-- START OF COLLECTED MATERIAL --
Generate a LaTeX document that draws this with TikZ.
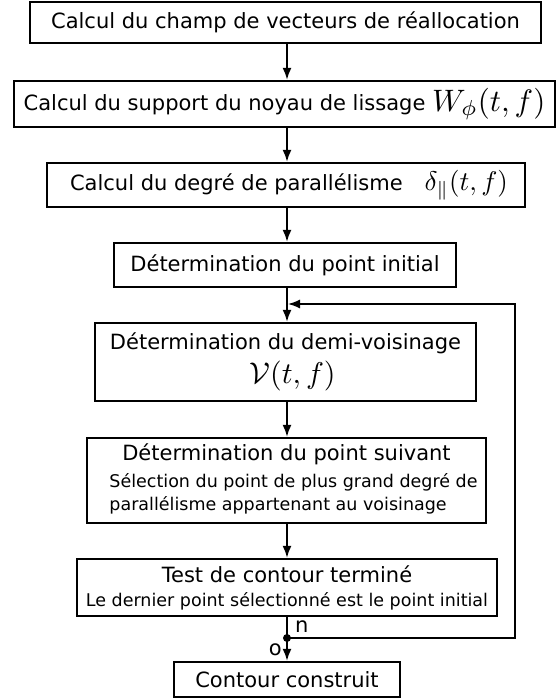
\documentclass[tikz,border=0pt]{standalone}
\usepackage{graphicx}
\usepackage{fontspec}
\setmainfont{DejaVu Sans}
\usetikzlibrary{arrows.meta,calc}
\newcommand{\bigmath}[2]{{\fontsize{10}{12}\selectfont\scalebox{#1}{$#2$}}}
\begin{document}
\begin{tikzpicture}[x=1pt,y=-1pt,
  box/.style={draw,line width=2.3pt,inner sep=0pt,align=center,font=\fontsize{21}{25}\selectfont},
  arr/.style={line width=1.8pt,-{Latex[length=12pt,width=9pt]}},
  loopline/.style={line width=1.5pt},
  lbl/.style={font=\fontsize{21}{25}\selectfont,inner sep=0pt}]
\useasboundingbox (0,0) rectangle (558,700);
\coordinate (ax) at (287,0);
\node[box,minimum width=511pt,minimum height=41pt] (b1) at (285.5,22.5) {Calcul du champ de vecteurs de réallocation};
\node[box,minimum width=541pt,minimum height=46pt] (b2) at (284.5,104) {Calcul du support du noyau de lissage \raisebox{-1pt}{\bigmath{3.1}{W_\phi(t,f)}}};
\node[box,minimum width=478pt,minimum height=44pt] (b3) at (286,185) {\hspace*{6pt}Calcul du degré de parallélisme\hspace{22pt}\bigmath{2.7}{\delta_\parallel(t,f)}};
\node[box,minimum width=342pt,minimum height=44pt] (b4) at (285,265) {Détermination du point initial};
\node[box,minimum width=381pt,minimum height=78pt] (b5) at (285.5,362) {Détermination du demi-voisinage\\[6pt]\hspace*{14pt}\bigmath{3.0}{\mathcal{V}(t,f)}};
\node[box,minimum width=399pt,minimum height=85pt] (b6) at (286.5,480.5) {Détermination du point suivant\\[6pt]{\fontsize{17.5}{22.5}\selectfont\hspace*{14pt}\begin{tabular}{@{}l@{}}Sélection du point de plus grand degré de\\parallélisme appartenant au voisinage\end{tabular}}};
\node[box,minimum width=420pt,minimum height=57pt] (b7) at (287,587.5) {Test de contour terminé\\[-1pt]{\fontsize{17.5}{22}\selectfont Le dernier point sélectionné est le point initial}};
\node[box,minimum width=226pt,minimum height=35pt] (b8) at (287,679.5) {Contour construit};
\coordinate (j) at (287,638);
\coordinate (r1) at (515,638);
\coordinate (r2) at (515,304);
\coordinate (r3) at (288,304);
\draw[arr] (b1.south -| ax) -- (b2.north -| ax);
\draw[arr] (b2.south -| ax) -- (b3.north -| ax);
\draw[arr] (b3.south -| ax) -- (b4.north -| ax);
\draw[arr] (b4.south -| ax) -- (b5.north -| ax);
\draw[arr] (b5.south -| ax) -- (b6.north -| ax);
\draw[arr] (b6.south -| ax) -- (b7.north -| ax);
\draw[line width=1.8pt] (b7.south -| ax) -- (j);
\draw[arr] (j) -- (b8.north -| ax);
\draw[loopline,-{Latex[length=12pt,width=9pt]}] (j) -- (r1) -- (r2) -- (r3);
\fill (j) circle (4pt);
\node[lbl,anchor=west] (n) at (295,627) {n};
\node[lbl,anchor=east] (o) at (282,650) {o};
\end{tikzpicture}
\end{document}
-- END OF COLLECTED MATERIAL --
• **EXERCISE DESCRIPTION**
Each line of the data should be quoted exactly, with pictures left out.

• **SOLUTION TO THIS TASK**
Generate a LaTeX document that draws this with TikZ.
\documentclass[tikz,border=0pt]{standalone}
\usepackage{graphicx}
\usepackage{fontspec}
\setmainfont{DejaVu Sans}
\usetikzlibrary{arrows.meta,calc}
\newcommand{\bigmath}[2]{{\fontsize{10}{12}\selectfont\scalebox{#1}{$#2$}}}
\begin{document}
\begin{tikzpicture}[x=1pt,y=-1pt,
  box/.style={draw,line width=2.3pt,inner sep=0pt,align=center,font=\fontsize{21}{25}\selectfont},
  arr/.style={line width=1.8pt,-{Latex[length=12pt,width=9pt]}},
  loopline/.style={line width=1.5pt},
  lbl/.style={font=\fontsize{21}{25}\selectfont,inner sep=0pt}]
\useasboundingbox (0,0) rectangle (558,700);
\coordinate (ax) at (287,0);
\node[box,minimum width=511pt,minimum height=41pt] (b1) at (285.5,22.5) {Calcul du champ de vecteurs de réallocation};
\node[box,minimum width=541pt,minimum height=46pt] (b2) at (284.5,104) {Calcul du support du noyau de lissage \raisebox{-1pt}{\bigmath{3.1}{W_\phi(t,f)}}};
\node[box,minimum width=478pt,minimum height=44pt] (b3) at (286,185) {\hspace*{6pt}Calcul du degré de parallélisme\hspace{22pt}\bigmath{2.7}{\delta_\parallel(t,f)}};
\node[box,minimum width=342pt,minimum height=44pt] (b4) at (285,265) {Détermination du point initial};
\node[box,minimum width=381pt,minimum height=78pt] (b5) at (285.5,362) {Détermination du demi-voisinage\\[6pt]\hspace*{14pt}\bigmath{3.0}{\mathcal{V}(t,f)}};
\node[box,minimum width=399pt,minimum height=85pt] (b6) at (286.5,480.5) {Détermination du point suivant\\[6pt]{\fontsize{17.5}{22.5}\selectfont\hspace*{14pt}\begin{tabular}{@{}l@{}}Sélection du point de plus grand degré de\\parallélisme appartenant au voisinage\end{tabular}}};
\node[box,minimum width=420pt,minimum height=57pt] (b7) at (287,587.5) {Test de contour terminé\\[-1pt]{\fontsize{17.5}{22}\selectfont Le dernier point sélectionné est le point initial}};
\node[box,minimum width=226pt,minimum height=35pt] (b8) at (287,679.5) {Contour construit};
\coordinate (j) at (287,638);
\coordinate (r1) at (515,638);
\coordinate (r2) at (515,304);
\coordinate (r3) at (288,304);
\draw[arr] (b1.south -| ax) -- (b2.north -| ax);
\draw[arr] (b2.south -| ax) -- (b3.north -| ax);
\draw[arr] (b3.south -| ax) -- (b4.north -| ax);
\draw[arr] (b4.south -| ax) -- (b5.north -| ax);
\draw[arr] (b5.south -| ax) -- (b6.north -| ax);
\draw[arr] (b6.south -| ax) -- (b7.north -| ax);
\draw[line width=1.8pt] (b7.south -| ax) -- (j);
\draw[arr] (j) -- (b8.north -| ax);
\draw[loopline,-{Latex[length=12pt,width=9pt]}] (j) -- (r1) -- (r2) -- (r3);
\fill (j) circle (4pt);
\node[lbl,anchor=west] (n) at (295,627) {n};
\node[lbl,anchor=east] (o) at (282,650) {o};
\end{tikzpicture}
\end{document}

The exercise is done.